Thousands of London taxi drivers plan to sue Uber for damages alleging the ride-hailing firm operated unlawfully.
BBC News reports that the action, part of a planned anti-Uber campaign by black-cab drivers, claims it didn't follow private hire rules between 2012 and 2018. If successful, Uber could be hit with a bill for millions of pounds.
The lawsuit will claim that for six years Uber let people hail its drivers directly instead of through a booking office.
A litigation specialist company working with the cabbies to bring the case, said more than 4,000 had signed up so far.
There are about 5,200 further registrations being processed, and the firm is funding a marketing campaign looking to sign up as many as 30,000 eligible drivers.
A full-time driver over those six years could claim about £25,000 in lost earnings, it added. The group action is aiming to bring a case to the High Court no later than the first quarter of 2022.

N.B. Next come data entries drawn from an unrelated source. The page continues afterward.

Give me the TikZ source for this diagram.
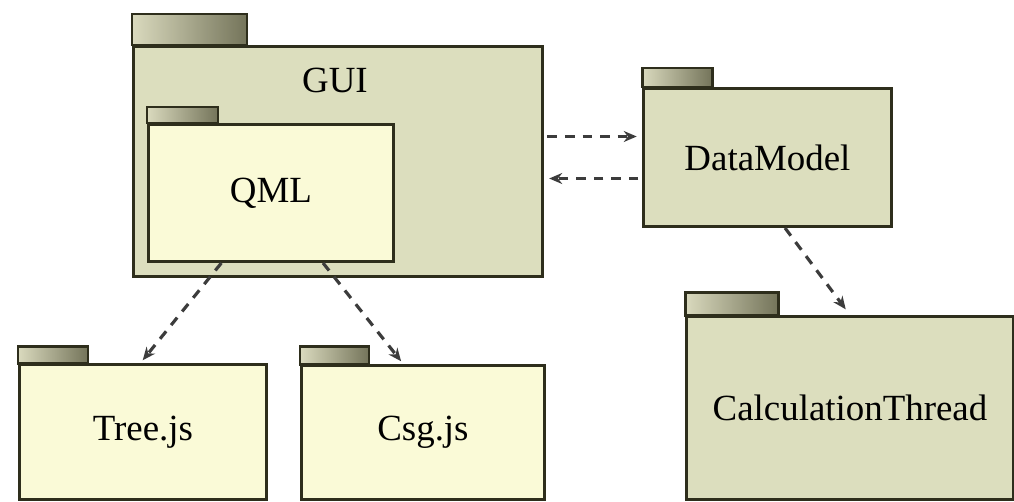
\documentclass[tikz,border=0pt]{standalone}
\usepackage{fontspec}
\setmainfont{Liberation Serif}
\usetikzlibrary{arrows.meta,calc}
\definecolor{pkgline}{HTML}{2E2E1C}
\definecolor{pkgkhaki}{HTML}{DCDEBE}
\definecolor{pkgpale}{HTML}{FAFAD7}
\definecolor{tabdark}{HTML}{74745A}
\definecolor{tablight}{HTML}{DADABE}
\definecolor{depline}{HTML}{3C3C3C}

\begin{document}
\begin{tikzpicture}[x=0.02cm, y=-0.02cm,
  pkg/.style={rectangle, draw=pkgline, line width=1.7pt, anchor=north west,
              inner sep=0pt, font=\fontsize{21}{25}\selectfont},
  outerpkg/.style={pkg, fill=pkgkhaki},
  innerpkg/.style={pkg, fill=pkgpale},
  pkgtab/.style={draw=pkgline, line width=1.7pt, left color=tablight, right color=tabdark},
  dep/.style={depline, line width=1.8pt, dash pattern=on 5.5pt off 4.5pt,
              -{Stealth[length=2.6mm, width=2.2mm]}},
  title/.style={font=\fontsize{21}{25}\selectfont},
]

\useasboundingbox (0,0) rectangle (1014,501);

% packages
\node[outerpkg, minimum width=8.18cm, minimum height=4.6cm] (gui) at (132,45) {};
\draw[pkgtab] (gui.north west) rectangle ++(115,-31);
\node[title] (guiname) at (335,80) {GUI};

\node[innerpkg, minimum width=4.9cm, minimum height=2.74cm] (qml) at (147,123) {QML};
\draw[pkgtab] (qml.north west) rectangle ++(71,-16);

\node[outerpkg, minimum width=4.96cm, minimum height=2.76cm] (dm) at (642,87) {DataModel};
\draw[pkgtab] (dm.north west) rectangle ++(70,-19);

\node[outerpkg, minimum width=6.54cm, minimum height=3.66cm] (calcthread) at (685,315) {CalculationThread};
\draw[pkgtab] (calcthread.north west) rectangle ++(93,-23);

\node[innerpkg, minimum width=4.94cm, minimum height=2.7cm] (tree) at (18,363) {Tree.js};
\draw[pkgtab] (tree.north west) rectangle ++(70,-17);

\node[innerpkg, minimum width=4.86cm, minimum height=2.68cm] (csg) at (300,364) {Csg.js};
\draw[pkgtab] (csg.north west) rectangle ++(69,-18);

% dependencies
\coordinate (dmhi) at ($(dm.west)+(0,-21)$);
\coordinate (dmlo) at ($(dm.west)+(0,21)$);

\draw[dep, shorten >=2pt] ($(qml.south west)!0.3!(qml.south east)$) -- ($(tree.north west)!0.49!(tree.north east)$);
\draw[dep, shorten >=2pt] ($(qml.south west)!0.71!(qml.south east)$) -- ($(csg.north west)!0.42!(csg.north east)$);
\draw[dep, shorten <=2pt, shorten >=3pt] (gui.east |- dmhi) -- (dmhi);
\draw[dep, shorten <=2pt, shorten >=3pt] (dmlo) -- (gui.east |- dmlo);
\draw[dep, shorten >=4pt] ($(dm.south west)!0.57!(dm.south east)$) -- (calcthread.north);

\end{tikzpicture}
\end{document}
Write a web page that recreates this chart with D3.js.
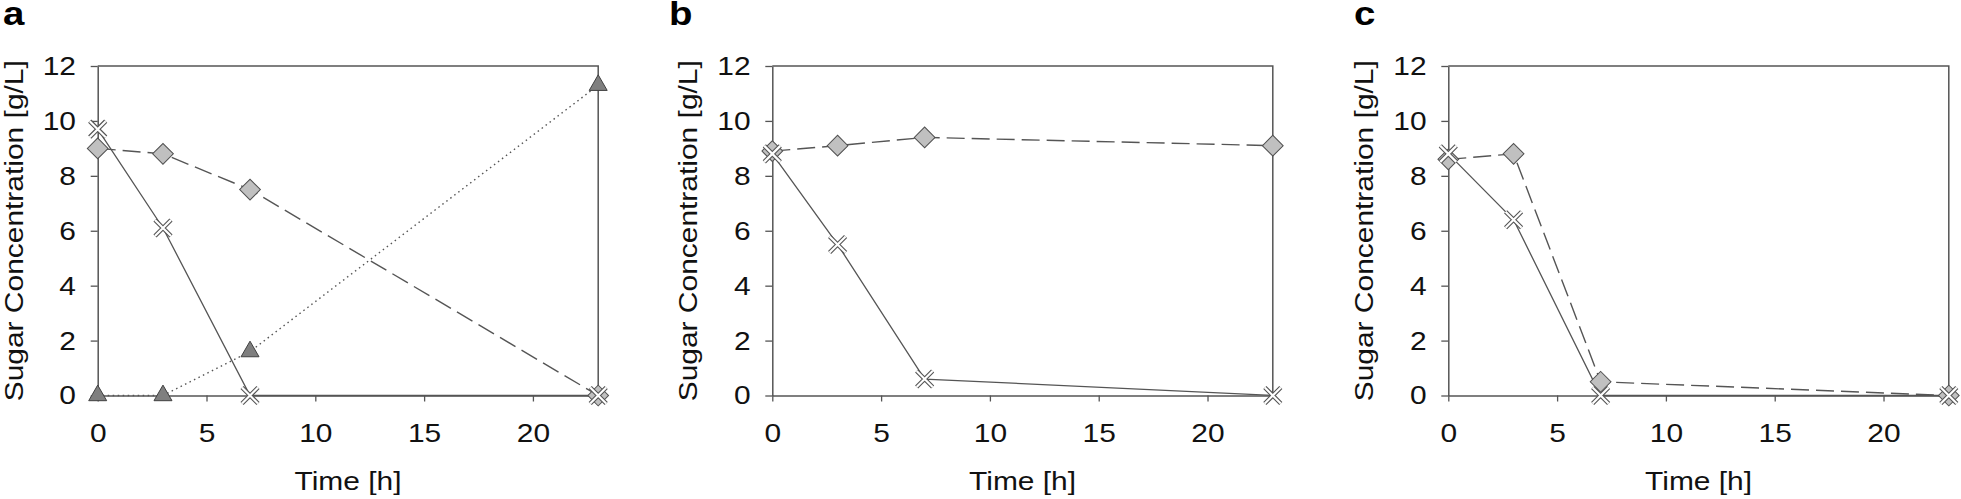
<!DOCTYPE html>
<html>
<head>
<meta charset="utf-8">
<script src="https://cdn.jsdelivr.net/npm/d3@7"></script>
<style>
  body { margin: 0; background: #fff; }
  text { font-family: "Liberation Sans", Arial, sans-serif; fill: #111; }
</style>
</head>
<body>
<svg id="chart" width="1961" height="499"></svg>
<script>
// sampling times (h)
var time = [0, 3, 7, 23];
var xTicks = [0, 5, 10, 15, 20];
var yTicks = [0, 2, 4, 6, 8, 10, 12];
var panelNames = ["a", "b", "c"];

// panel a
var aCross = [9.7, 6.1, 0, 0];
var aDiamond = [9.0, 8.8, 7.5, 0];
var aTriangle = [0, 0, 1.6, 11.3];
// panel b
var bCross = [8.8, 5.5, 0.6, 0];
var bDiamond = [8.9, 9.1, 9.4, 9.1];
// panel c
var cCross = [8.8, 6.4, 0, 0];
var cDiamond = [8.6, 8.8, 0.5, 0];

var panels = [
    { cross: aCross, diamond: aDiamond, triangle: aTriangle },
    { cross: bCross, diamond: bDiamond },
    { cross: cCross, diamond: cDiamond }
];

var svg = d3.select("#chart");
var lineColor = "#555";
var sx = 1.13;          // glyphs in the figure are a bit wider than Arial
var fontSize = 26.5;
var plotW = 500.5, plotTop = 66, plotBottom = 395.5;
var plotH = plotBottom - plotTop;
var left = [97.7, 772.3, 1448.3];
var labelX = [3, 669, 1354];

var x = d3.scaleLinear().domain([0, 23]).range([0, plotW]);
var y = d3.scaleLinear().domain([0, 12]).range([plotH, 0]);

var line = d3.line()
    .x(function (d) { return x(d[0]); })
    .y(function (d) { return y(d[1]); });

panels.forEach(function (p, k) {
    var g = svg.append("g").attr("transform", "translate(" + left[k] + "," + plotTop + ")");

    // panel letter
    svg.append("text")
        .attr("transform", "translate(" + labelX[k] + ",25) scale(" + sx + ",1)")
        .attr("font-size", "34px")
        .attr("font-weight", "bold")
        .style("fill", "#000")
        .text(panelNames[k]);

    // frame top / right
    g.append("path")
        .attr("d", "M0,0H" + plotW + "V" + plotH)
        .attr("fill", "none")
        .attr("stroke", lineColor)
        .attr("stroke-width", 1.5);

    var yAxis = g.append("g")
        .call(d3.axisLeft(y).tickValues(yTicks).tickSize(7).tickPadding(12.2).tickSizeOuter(0));
    var xAxis = g.append("g").attr("transform", "translate(0," + plotH + ")")
        .call(d3.axisBottom(x).tickValues(xTicks).tickSize(6).tickPadding(22).tickSizeOuter(0));

    [yAxis, xAxis].forEach(function (ax) {
        ax.select(".domain").attr("stroke", lineColor).attr("stroke-width", 1.5);
        ax.selectAll(".tick line").attr("stroke", lineColor).attr("stroke-width", 1.3);
        ax.selectAll("text")
            .attr("font-size", fontSize + "px")
            .attr("font-family", "Liberation Sans, Arial, sans-serif")
            .style("fill", "#111")
            .attr("transform", "scale(" + sx + ",1)");
    });

    // axis titles
    g.append("text")
        .attr("transform", "translate(" + plotW / 2 + "," + (plotH + 94) + ") scale(" + sx + ",1)")
        .attr("text-anchor", "middle")
        .attr("font-size", fontSize + "px")
        .text("Time [h]");
    g.append("text")
        .attr("transform", "translate(-75," + plotH / 2 + ") rotate(-90) scale(" + sx + ",1)")
        .attr("text-anchor", "middle")
        .attr("font-size", fontSize + "px")
        .text("Sugar Concentration [g/L]");

    function pts(vals) {
        return vals.map(function (v, i) { return [time[i], v]; });
    }

    // lines
    if (p.triangle) {
        g.append("path").attr("d", line(pts(p.triangle)))
            .attr("fill", "none").attr("stroke", lineColor)
            .attr("stroke-width", 1.4).attr("stroke-dasharray", "1.5,3.5");
    }
    g.append("path").attr("d", line(pts(p.diamond)))
        .attr("fill", "none").attr("stroke", lineColor)
        .attr("stroke-width", 1.4).attr("stroke-dasharray", "18,7");
    g.append("path").attr("d", line(pts(p.cross)))
        .attr("fill", "none").attr("stroke", lineColor)
        .attr("stroke-width", 1.3);

    // markers
    if (p.triangle) {
        g.selectAll(".tri").data(pts(p.triangle)).enter()
            .append("path")
            .attr("d", d3.symbol(d3.symbolTriangle, 140))
            .attr("transform", function (d) { return "translate(" + x(d[0]) + "," + y(d[1]) + ")"; })
            .attr("fill", "#7f7f7f")
            .attr("stroke", "#404040")
            .attr("stroke-width", 1);
    }
    g.selectAll(".dia").data(pts(p.diamond)).enter()
        .append("path")
        .attr("d", d3.symbol(d3.symbolSquare, 215))
        .attr("transform", function (d) { return "translate(" + x(d[0]) + "," + y(d[1]) + ") rotate(45)"; })
        .attr("fill", "#c0c0c0")
        .attr("stroke", "#505050")
        .attr("stroke-width", 1);

    var crossPath = "M-8,-8L8,8M-8,8L8,-8";
    var crosses = g.selectAll(".crs").data(pts(p.cross)).enter()
        .append("g")
        .attr("transform", function (d) { return "translate(" + x(d[0]) + "," + y(d[1]) + ")"; });
    crosses.append("path").attr("d", crossPath)
        .attr("stroke", "#555").attr("stroke-width", 4.4).attr("fill", "none");
    crosses.append("path").attr("d", crossPath)
        .attr("stroke", "#fff").attr("stroke-width", 2.2).attr("fill", "none");
});
</script>
</body>
</html>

This is not the first time that London's black cabs have done battle with Uber, but this announcement shows neither side has conceded defeat.
The proposed claim itself is huge - loss of earnings for up to 30,000 drivers for nearly six years - and comes at a time when London black cabs and private hire vehicle drivers are struggling for work after nearly a year of lockdowns and restrictions.
Uber might now have its licence back, but the black cabs aren't willing to give them an easy ride.
An Uber spokeswoman said: "Uber operates lawfully in London and these allegations are completely unfounded.
"We are proud to serve this great global city and the 45,000 drivers in London who rely on the app for earnings opportunities, and are committed to helping people move safely."